Slice of Life Tuesday: Finding a way to fit together for a year of learning.

On Sunday morning, we took delivery of a cord of wood at the farm.  In suburban New Jersey, a quarter cord takes us through the winter quite nicely; there is just enough in a quarter cord to stack on the porch for that Fall into Winter look, and for the kinds of fires we have at our house – few and far between, and mostly over the holidays.  But, when I called around for such a delivery in upstate New York, I was met with, “We don’t do that up here, ma’am.”  So, a cord of wood it was.  The delivery took all of five minutes, and when the truck backed out of the driveway, this is what we saw…


At first, I was uncertain about how to begin.  Each piece of wood seemed to measure the same length, but no two pieces were shaped alike…how to fit them all together?  How to organize all of this?


But, bit by bit, we did:

IMG_2807 IMG_2809

It took time, it took patience, it took more than a bit of finagling; but slowly it all came together and worked. At the end, it wasn’t perfect, but it all seemed to fit together.

For those of you who read my blog, you have probably already guessed at where my mind began to turn through this experience: teaching. Yes, teaching. For this is what it’s like as the year starts. The children come in, they range in ways easy to discern and not, and somehow we work together to finagle a great year of learning.  Bit by bit.  It’s not perfect by any means, and there is much shifting and jockeying and adjusting (there are even moments when the whole thing seems on the verge of collapse), but we make it.

So, here’s to the end of September and the first weeks of school.  We’ve found a way to come together as a group of learners – my children range a wide spectrum of needs and skills and inclinations.  But, we fit together.  We have found a way to do so…and it feels rather wonderful.


17 thoughts on “Slice of Life Tuesday: Finding a way to fit together for a year of learning.

  1. Beautiful connection, and cheers to you & the class for a lovely October! (Having a cord of wood makes me nostalgic. We had a wood-burning fireplace at the other house & a lot of fires.-Enjoy that too, and thanks for a sweet post.)

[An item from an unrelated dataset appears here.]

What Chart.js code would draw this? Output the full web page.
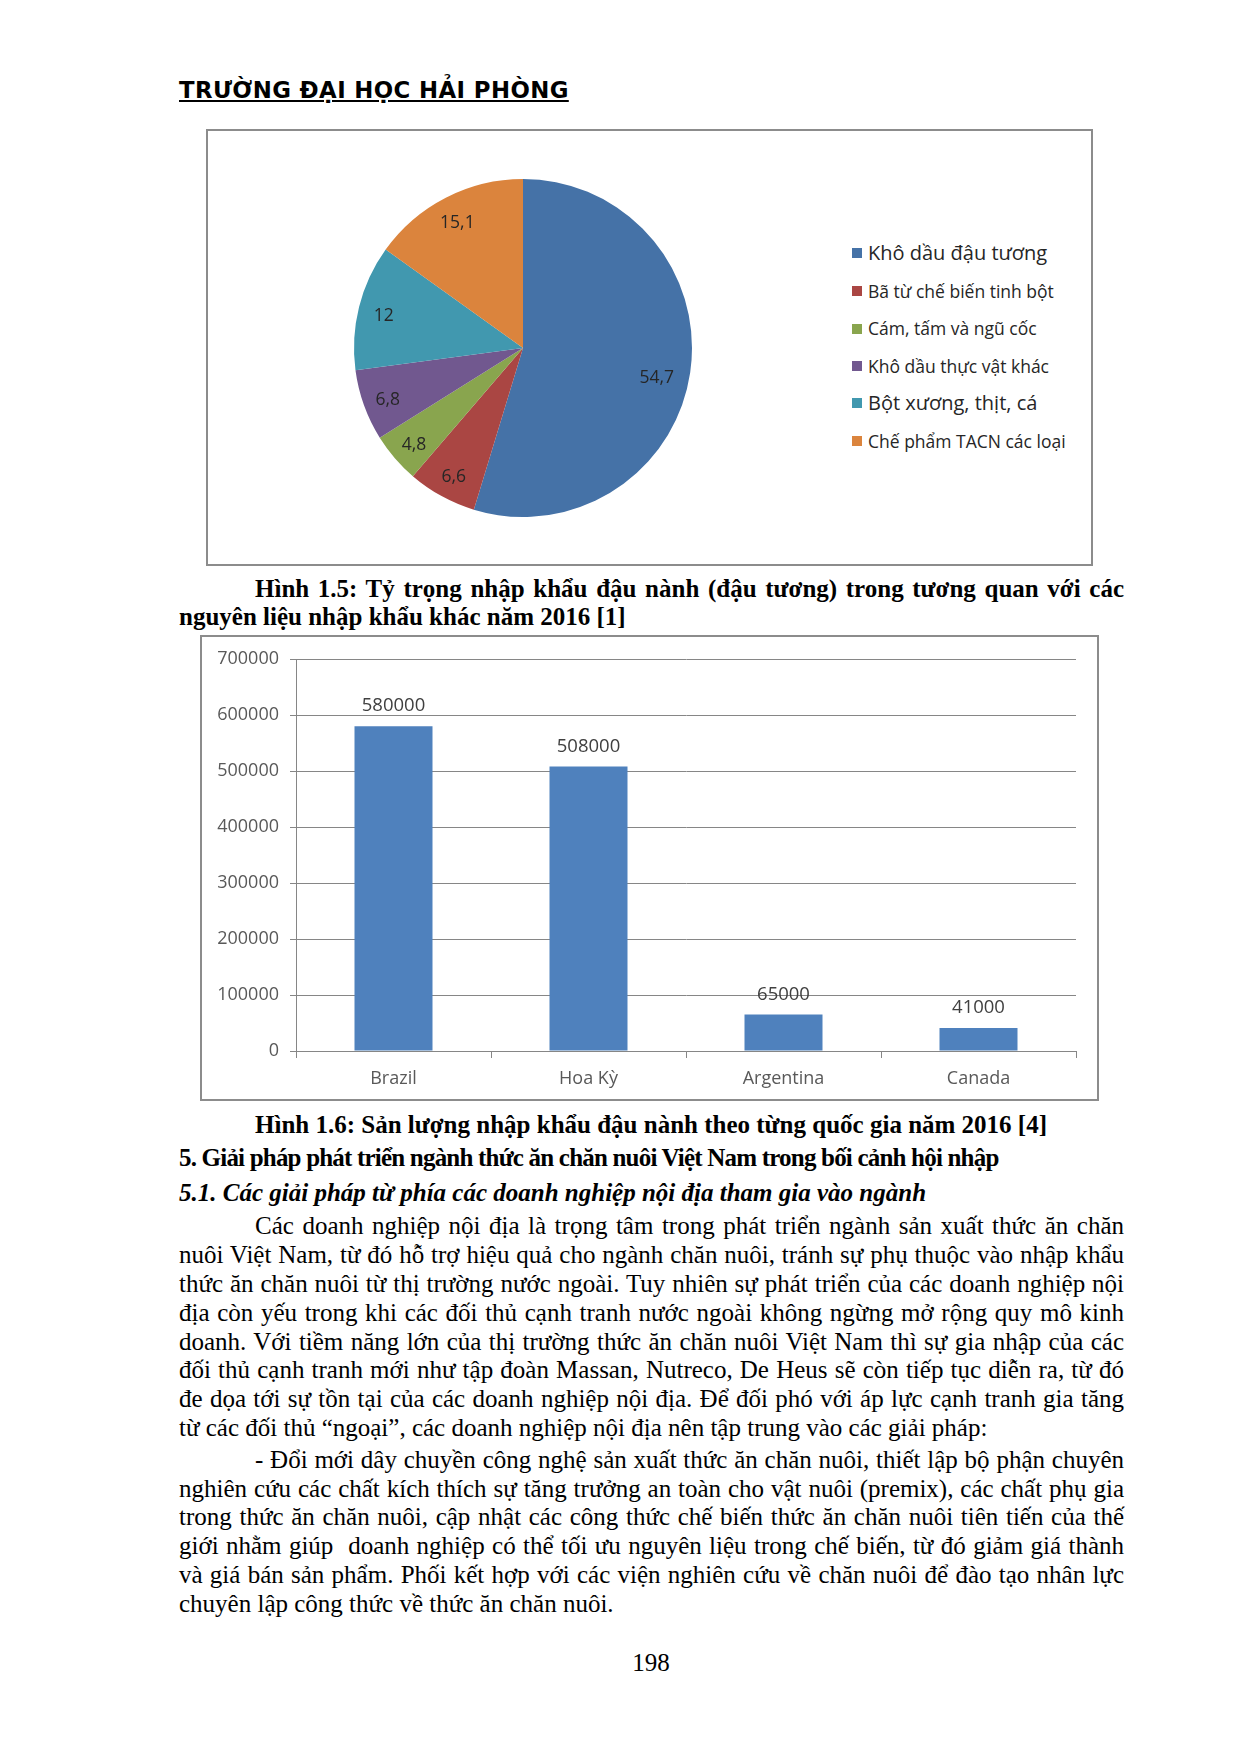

  2. Oh, all those pieces beginning to fit together. Makes me a bit nostalgic! It will take our once weekly book club a bit longer, but hopefully we’ll be starting to fit together by Thanksgiving when we’ll have completed a round or two of actual Mock Newbery books. Loved this metaphor and the pic of the stacked wood!

  3. I’ve been comparing life to education a lot lately. Scribbling stuff down in my notebook. We get four cord of wood each winter. Ah Maine. 🙂

  4. Yay for the wood to stoke the fires at the farm! You have just begun to stoke the fires of learning in your class. What a wonderful year lies ahead for you and your students.

  5. Love your thoughts – what a beautiful analogy for many things in life, but especially a community of learners. We always have a cored delivered each fall and share it among four neighbors. We love watching the kids problem solve how to divide, move and stack it together. It has become a tradition!

  6. I will keep the image of the tidy wood pile in mind! Today, my classes were a little topsy-turvy. Fall break begins tomorrow. Thanks for providing this wonderful metaphor. Hopefully my classes can restack after the break!

  7. What a wonderful metaphor. Having had to stack 2 or 3 cords ever fall for many years I can attest to the challenge, but also the reward when it was done. Here’s to a wonderful year together!

  8. Tara,
    I look out my windows to the state forest and think of all that wood . . . and that specific vocabulary: seasoned, cord, hard wood, creosote . . . We deliberately chose “no wood” for our new house 17 years ago after 15 years of heating with wood. I don’t miss those days! But I love how you connected it all back to teaching, your class, and learning! CLEVER!

  9. You are a master at extending metaphor to teaching. Love the idea of your students coming together into a imperfect, crooked, stacked pile of wood.